With a temporary victory for the industry, the courts are in a “wait-and-see sort of approach,” says Geoffrey Fattah, spokesman for the Utah state courts.

To the southeast, New Mexico’s bail reform advocates successfully passed a state constitutional amendment in 2016 to decrease the state’s reliance on cash bail while keeping it as a limited option, says Artie Pepin, director of the Administrative Office of the Courts in Santa Fe.

However, the judiciary’s rulemaking and implementation, which includes a pilot of the PSA in Bernalillo County, was rejected by the bail industry.

The bail bonds association sued the state to halt implementation in 2017, although the case was later dismissed. Blair Dunn, an attorney for the association who was ordered to pay costs and attorney fees for filing frivolous claims, says the association is appealing to the 10th U.S. Circuit Court of Appeals at Denver.

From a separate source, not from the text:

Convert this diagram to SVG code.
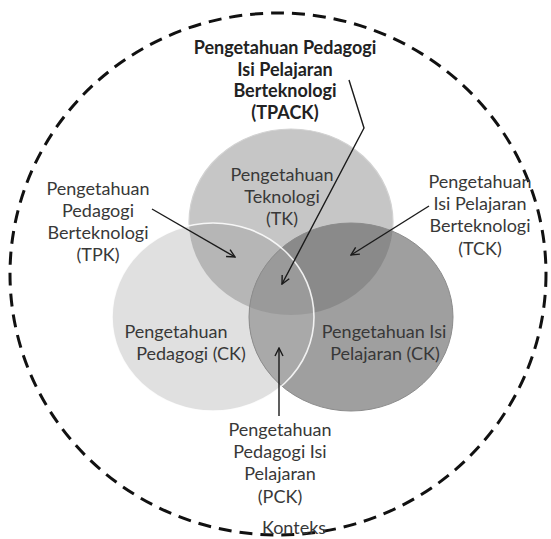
<svg xmlns="http://www.w3.org/2000/svg" width="551" height="539" viewBox="0 0 551 539">
<style>
.t{font-family:Lato,"Open Sans","Liberation Sans",sans-serif;font-size:18px;fill:#383838;text-anchor:middle}
.b{font-weight:bold;fill:#222}
.ln{fill:none;stroke:#1a1a1a;stroke-width:1.4}
</style>
<defs>
<clipPath id="cTK"><ellipse cx="291" cy="222" rx="102" ry="93"/></clipPath>
<clipPath id="cPK"><ellipse cx="213" cy="317" rx="101" ry="94"/></clipPath>
<clipPath id="cCK"><ellipse cx="351" cy="317" rx="102" ry="94"/></clipPath>
<marker id="ah" viewBox="0 0 10 10" refX="9" refY="5" markerWidth="10" markerHeight="10" markerUnits="userSpaceOnUse" orient="auto">
<path d="M1,1 L9,5 L1,9" fill="none" stroke="#1a1a1a" stroke-width="1.4"/>
</marker>
</defs>
<rect width="551" height="539" fill="#fff"/>
<g id="context">
<ellipse cx="278" cy="274" rx="268" ry="261" fill="none" stroke="#111" stroke-width="3" stroke-dasharray="13 8"/>
<text class="t" x="294" y="534">Konteks</text>
</g>
<g id="TK">
<ellipse cx="291" cy="222" rx="102" ry="93" fill="#c6c6c6" stroke="#d2d2d2" stroke-width="1.2"/>
</g>
<g id="PK">
<ellipse cx="213" cy="317" rx="101" ry="94" fill="#e0e0e0"/>
</g>
<g id="TPK-region" clip-path="url(#cPK)">
<ellipse cx="291" cy="222" rx="102" ry="93" fill="#b6b6b6"/>
</g>
<g id="CK">
<ellipse cx="351" cy="317" rx="102" ry="94" fill="#9f9f9f"/>
</g>
<g id="overlaps" clip-path="url(#cCK)">
<ellipse cx="291" cy="222" rx="102" ry="93" fill="#8a8a8a"/>
<ellipse cx="213" cy="317" rx="101" ry="94" fill="#a9a9a9"/>
<g clip-path="url(#cTK)"><ellipse cx="213" cy="317" rx="101" ry="94" fill="#9a9a9a"/></g>
</g>
<g id="outlines">
<ellipse cx="351" cy="317" rx="102" ry="94" fill="none" stroke="#8c8c8c" stroke-width="1"/>
<ellipse cx="213" cy="317" rx="101" ry="94" fill="none" stroke="#fff" stroke-width="1.6" stroke-opacity="0.85"/>
</g>
<g id="labels-main">
<text class="t" x="282" y="181">Pengetahuan</text>
<text class="t" x="282" y="203">Teknologi</text>
<text class="t" x="282" y="225">(TK)</text>
<text class="t" x="176" y="338">Pengetahuan</text>
<text class="t" x="191" y="360">Pedagogi (CK)</text>
<text class="t" x="384" y="338">Pengetahuan Isi</text>
<text class="t" x="385" y="360">Pelajaran (CK)</text>
</g>
<g id="TPACK">
<text class="t b" x="285" y="54">Pengetahuan Pedagogi</text>
<text class="t b" x="285" y="76">Isi Pelajaran</text>
<text class="t b" x="285" y="97">Berteknologi</text>
<text class="t b" x="285" y="119">(TPACK)</text>
</g>
<g id="TPK">
<text class="t" x="98" y="195">Pengetahuan</text>
<text class="t" x="98" y="217">Pedagogi</text>
<text class="t" x="98" y="239">Berteknologi</text>
<text class="t" x="98" y="261">(TPK)</text>
</g>
<g id="TCK">
<text class="t" x="480" y="188">Pengetahuan</text>
<text class="t" x="480" y="210">Isi Pelajaran</text>
<text class="t" x="480" y="232">Berteknologi</text>
<text class="t" x="480" y="255">(TCK)</text>
</g>
<g id="PCK">
<text class="t" x="280" y="436">Pengetahuan</text>
<text class="t" x="280" y="458">Pedagogi Isi</text>
<text class="t" x="280" y="480">Pelajaran</text>
<text class="t" x="280" y="503">(PCK)</text>
</g>
<g id="connectors">
<path class="ln" d="M152,209 L235,257" marker-end="url(#ah)"/>
<path class="ln" d="M429,206 L351,255" marker-end="url(#ah)"/>
<path class="ln" d="M349,80 L364,128 L282,284" marker-end="url(#ah)"/>
<path class="ln" d="M279,416 L279,348" marker-end="url(#ah)"/>
</g>
</svg>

Gerald Madrid, president of the Bail Bond Association of New Mexico, is a plaintiff in the case and is particularly critical of the risk assessment tool. He says it’s too permissive and essentially allows release for everyone, which puts the public’s safety at risk.

It has also hurt his bail bond business, which is based in Albuquerque. Since the reform, he laid off all 10 employees in the Albuquerque office, while his contractors in other parts of the state have scaled back operations. “It’s financially destroyed the bail bond industry in New Mexico,” he says.

Regardless of the hurdles placed by the bail industry, Porrino, the former New Jersey attorney general, is optimistic for the future of similar efforts. “As word starts to get out, I think you end up with a surge nationally to implement reforms a lot like the reforms being implemented here in New Jersey,” he says.